+++ SUPPLIED RECORDS +++

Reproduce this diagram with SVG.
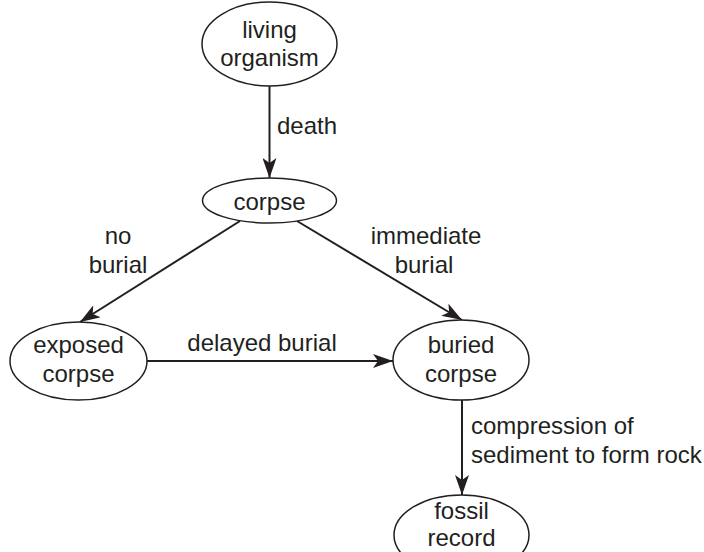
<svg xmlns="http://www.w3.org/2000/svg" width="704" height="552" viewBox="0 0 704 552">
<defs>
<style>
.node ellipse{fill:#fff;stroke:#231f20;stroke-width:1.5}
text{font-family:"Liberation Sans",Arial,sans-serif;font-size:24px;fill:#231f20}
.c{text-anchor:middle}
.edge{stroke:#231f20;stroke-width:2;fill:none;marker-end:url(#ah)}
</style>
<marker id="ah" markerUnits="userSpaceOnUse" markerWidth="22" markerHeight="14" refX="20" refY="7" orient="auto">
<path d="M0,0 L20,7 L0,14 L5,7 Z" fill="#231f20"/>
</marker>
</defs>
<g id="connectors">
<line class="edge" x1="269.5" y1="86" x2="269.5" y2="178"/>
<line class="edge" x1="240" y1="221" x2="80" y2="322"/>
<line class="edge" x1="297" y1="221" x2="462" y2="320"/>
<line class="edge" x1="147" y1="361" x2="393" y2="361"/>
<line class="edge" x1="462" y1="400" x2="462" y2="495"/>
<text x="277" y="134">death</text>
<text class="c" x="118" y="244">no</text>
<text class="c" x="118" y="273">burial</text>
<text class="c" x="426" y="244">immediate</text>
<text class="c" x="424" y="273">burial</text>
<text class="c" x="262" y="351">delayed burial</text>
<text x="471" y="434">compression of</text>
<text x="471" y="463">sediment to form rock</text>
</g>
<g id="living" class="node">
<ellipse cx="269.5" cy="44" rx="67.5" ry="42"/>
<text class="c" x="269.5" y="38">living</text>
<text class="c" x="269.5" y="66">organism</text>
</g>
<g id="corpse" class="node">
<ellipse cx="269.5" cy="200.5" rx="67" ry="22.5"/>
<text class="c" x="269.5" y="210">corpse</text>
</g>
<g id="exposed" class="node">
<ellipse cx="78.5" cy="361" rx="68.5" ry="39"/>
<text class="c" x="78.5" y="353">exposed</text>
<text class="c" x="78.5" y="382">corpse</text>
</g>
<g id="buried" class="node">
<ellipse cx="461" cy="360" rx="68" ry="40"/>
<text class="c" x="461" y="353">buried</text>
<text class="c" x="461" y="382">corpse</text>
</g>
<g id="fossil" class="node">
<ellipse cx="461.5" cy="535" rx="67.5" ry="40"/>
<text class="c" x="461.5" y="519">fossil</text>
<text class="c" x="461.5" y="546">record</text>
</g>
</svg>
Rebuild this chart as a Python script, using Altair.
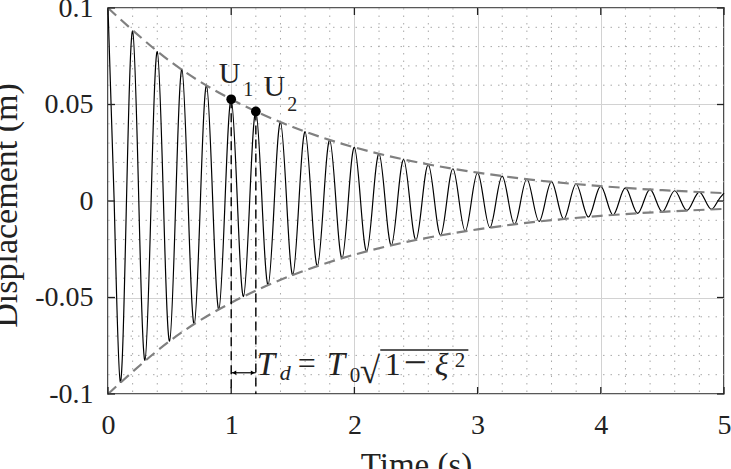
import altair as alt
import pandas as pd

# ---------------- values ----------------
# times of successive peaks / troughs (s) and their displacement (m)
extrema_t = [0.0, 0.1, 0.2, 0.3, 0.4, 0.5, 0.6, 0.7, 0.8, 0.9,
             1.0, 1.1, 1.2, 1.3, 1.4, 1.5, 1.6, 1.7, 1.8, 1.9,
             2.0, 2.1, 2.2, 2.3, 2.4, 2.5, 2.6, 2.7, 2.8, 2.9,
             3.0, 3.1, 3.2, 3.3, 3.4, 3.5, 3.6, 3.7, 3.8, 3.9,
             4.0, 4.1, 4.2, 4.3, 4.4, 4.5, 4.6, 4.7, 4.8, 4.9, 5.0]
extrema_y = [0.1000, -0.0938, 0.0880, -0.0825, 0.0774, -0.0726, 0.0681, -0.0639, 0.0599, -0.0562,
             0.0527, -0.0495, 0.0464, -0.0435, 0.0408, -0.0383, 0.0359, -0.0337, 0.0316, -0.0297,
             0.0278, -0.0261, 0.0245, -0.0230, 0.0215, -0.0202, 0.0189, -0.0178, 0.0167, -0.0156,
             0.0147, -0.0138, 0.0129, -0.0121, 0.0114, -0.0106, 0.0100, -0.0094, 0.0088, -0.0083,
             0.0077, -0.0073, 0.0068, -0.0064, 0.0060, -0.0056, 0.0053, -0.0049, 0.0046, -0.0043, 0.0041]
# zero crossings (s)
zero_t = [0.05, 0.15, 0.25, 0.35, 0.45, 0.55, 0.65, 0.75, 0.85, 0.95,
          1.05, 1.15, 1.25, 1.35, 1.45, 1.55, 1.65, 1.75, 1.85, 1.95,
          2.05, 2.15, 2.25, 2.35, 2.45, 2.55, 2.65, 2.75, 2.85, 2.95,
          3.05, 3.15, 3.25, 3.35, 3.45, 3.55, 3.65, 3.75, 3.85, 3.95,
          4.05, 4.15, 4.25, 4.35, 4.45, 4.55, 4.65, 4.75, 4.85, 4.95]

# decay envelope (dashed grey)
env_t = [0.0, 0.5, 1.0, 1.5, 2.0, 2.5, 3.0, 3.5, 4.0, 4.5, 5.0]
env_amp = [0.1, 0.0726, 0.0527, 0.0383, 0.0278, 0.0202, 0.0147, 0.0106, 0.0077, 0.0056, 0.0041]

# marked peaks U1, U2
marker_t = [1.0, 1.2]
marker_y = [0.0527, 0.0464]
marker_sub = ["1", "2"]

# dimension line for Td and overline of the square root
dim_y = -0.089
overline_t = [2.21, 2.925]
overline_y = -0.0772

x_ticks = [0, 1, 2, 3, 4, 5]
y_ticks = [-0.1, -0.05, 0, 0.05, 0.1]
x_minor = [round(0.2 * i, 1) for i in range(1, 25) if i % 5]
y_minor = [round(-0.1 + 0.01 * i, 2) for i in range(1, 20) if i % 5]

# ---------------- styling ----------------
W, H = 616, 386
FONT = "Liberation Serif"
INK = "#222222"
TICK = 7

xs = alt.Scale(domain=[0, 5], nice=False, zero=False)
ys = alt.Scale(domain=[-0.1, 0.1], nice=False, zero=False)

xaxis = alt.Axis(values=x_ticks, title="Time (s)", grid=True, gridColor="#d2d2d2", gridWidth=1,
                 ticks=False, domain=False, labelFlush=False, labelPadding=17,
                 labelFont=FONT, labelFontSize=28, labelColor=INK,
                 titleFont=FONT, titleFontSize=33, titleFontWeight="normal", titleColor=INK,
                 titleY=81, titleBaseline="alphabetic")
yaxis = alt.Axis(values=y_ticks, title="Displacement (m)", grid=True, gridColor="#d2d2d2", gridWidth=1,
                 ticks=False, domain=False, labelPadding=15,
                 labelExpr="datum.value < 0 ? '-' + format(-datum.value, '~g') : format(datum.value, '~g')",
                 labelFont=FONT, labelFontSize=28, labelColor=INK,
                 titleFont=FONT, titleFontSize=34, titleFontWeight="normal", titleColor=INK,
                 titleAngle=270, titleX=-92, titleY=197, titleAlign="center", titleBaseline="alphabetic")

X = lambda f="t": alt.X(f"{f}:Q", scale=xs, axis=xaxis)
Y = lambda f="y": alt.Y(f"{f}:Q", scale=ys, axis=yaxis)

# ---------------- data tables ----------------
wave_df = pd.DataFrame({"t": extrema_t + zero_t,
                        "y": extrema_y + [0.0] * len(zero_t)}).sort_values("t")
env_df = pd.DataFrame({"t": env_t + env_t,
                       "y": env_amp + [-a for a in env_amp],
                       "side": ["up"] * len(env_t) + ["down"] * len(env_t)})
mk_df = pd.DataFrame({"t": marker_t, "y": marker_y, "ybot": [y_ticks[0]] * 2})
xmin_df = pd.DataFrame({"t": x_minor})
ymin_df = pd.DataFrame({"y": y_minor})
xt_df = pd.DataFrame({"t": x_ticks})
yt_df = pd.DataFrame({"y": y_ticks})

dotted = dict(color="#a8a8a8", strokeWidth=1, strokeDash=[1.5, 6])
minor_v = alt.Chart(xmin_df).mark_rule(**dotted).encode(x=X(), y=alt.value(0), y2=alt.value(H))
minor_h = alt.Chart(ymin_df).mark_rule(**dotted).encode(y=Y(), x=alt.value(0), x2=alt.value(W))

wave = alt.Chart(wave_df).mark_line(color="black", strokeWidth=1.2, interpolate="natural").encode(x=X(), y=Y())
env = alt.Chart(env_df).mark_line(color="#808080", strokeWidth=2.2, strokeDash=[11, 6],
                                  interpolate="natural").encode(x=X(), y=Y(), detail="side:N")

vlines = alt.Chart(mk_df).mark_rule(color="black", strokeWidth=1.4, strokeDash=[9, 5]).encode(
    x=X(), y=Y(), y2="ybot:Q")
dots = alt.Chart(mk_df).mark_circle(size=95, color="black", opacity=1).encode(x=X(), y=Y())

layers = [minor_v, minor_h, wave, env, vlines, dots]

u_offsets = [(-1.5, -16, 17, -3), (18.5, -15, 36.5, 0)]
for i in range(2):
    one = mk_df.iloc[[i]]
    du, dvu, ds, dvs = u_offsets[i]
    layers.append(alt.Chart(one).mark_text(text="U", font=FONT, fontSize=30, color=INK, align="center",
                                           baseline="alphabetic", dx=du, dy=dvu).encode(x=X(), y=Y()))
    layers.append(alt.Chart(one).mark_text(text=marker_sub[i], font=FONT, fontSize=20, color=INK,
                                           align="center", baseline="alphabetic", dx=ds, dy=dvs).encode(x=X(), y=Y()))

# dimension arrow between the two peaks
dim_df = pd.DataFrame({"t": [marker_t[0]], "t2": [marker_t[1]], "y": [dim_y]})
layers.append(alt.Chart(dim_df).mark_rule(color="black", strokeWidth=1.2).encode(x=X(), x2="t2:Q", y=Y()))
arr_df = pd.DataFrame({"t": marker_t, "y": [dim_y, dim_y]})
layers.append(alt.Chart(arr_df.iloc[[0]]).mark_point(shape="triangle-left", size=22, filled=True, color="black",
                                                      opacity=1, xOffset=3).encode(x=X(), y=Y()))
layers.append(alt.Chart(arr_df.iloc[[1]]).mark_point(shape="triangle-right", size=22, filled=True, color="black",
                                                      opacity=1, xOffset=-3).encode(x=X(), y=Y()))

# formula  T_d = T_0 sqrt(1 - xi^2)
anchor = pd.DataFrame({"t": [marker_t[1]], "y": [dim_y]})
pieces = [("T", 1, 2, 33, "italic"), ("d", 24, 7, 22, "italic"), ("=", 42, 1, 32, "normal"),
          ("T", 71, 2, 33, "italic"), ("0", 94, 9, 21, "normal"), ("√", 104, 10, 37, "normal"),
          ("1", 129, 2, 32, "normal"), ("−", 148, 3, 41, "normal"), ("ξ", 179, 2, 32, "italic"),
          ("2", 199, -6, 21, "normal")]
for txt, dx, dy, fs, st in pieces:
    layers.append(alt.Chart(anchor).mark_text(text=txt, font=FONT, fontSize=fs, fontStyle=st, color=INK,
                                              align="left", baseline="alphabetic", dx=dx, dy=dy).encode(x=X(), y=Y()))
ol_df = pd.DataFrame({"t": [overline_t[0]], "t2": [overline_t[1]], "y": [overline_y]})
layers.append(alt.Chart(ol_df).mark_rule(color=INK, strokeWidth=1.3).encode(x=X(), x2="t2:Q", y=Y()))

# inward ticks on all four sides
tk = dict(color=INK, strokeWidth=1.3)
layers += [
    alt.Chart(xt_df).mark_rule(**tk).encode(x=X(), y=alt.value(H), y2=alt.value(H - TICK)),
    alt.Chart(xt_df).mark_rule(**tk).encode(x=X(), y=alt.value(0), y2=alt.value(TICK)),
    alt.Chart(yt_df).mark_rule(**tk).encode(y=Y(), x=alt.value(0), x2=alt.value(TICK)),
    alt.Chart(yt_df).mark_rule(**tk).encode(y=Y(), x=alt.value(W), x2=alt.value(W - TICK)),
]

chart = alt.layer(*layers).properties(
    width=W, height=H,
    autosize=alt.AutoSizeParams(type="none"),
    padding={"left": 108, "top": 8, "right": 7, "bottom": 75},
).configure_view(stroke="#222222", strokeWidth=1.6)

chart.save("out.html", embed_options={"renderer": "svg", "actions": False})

+++

THE TASK.
Extract all lines that hold the word "this".

FINISHED ANSWER.
Reproduce this diagram with SVG.
Rebuild this chart as a Python script, using Altair.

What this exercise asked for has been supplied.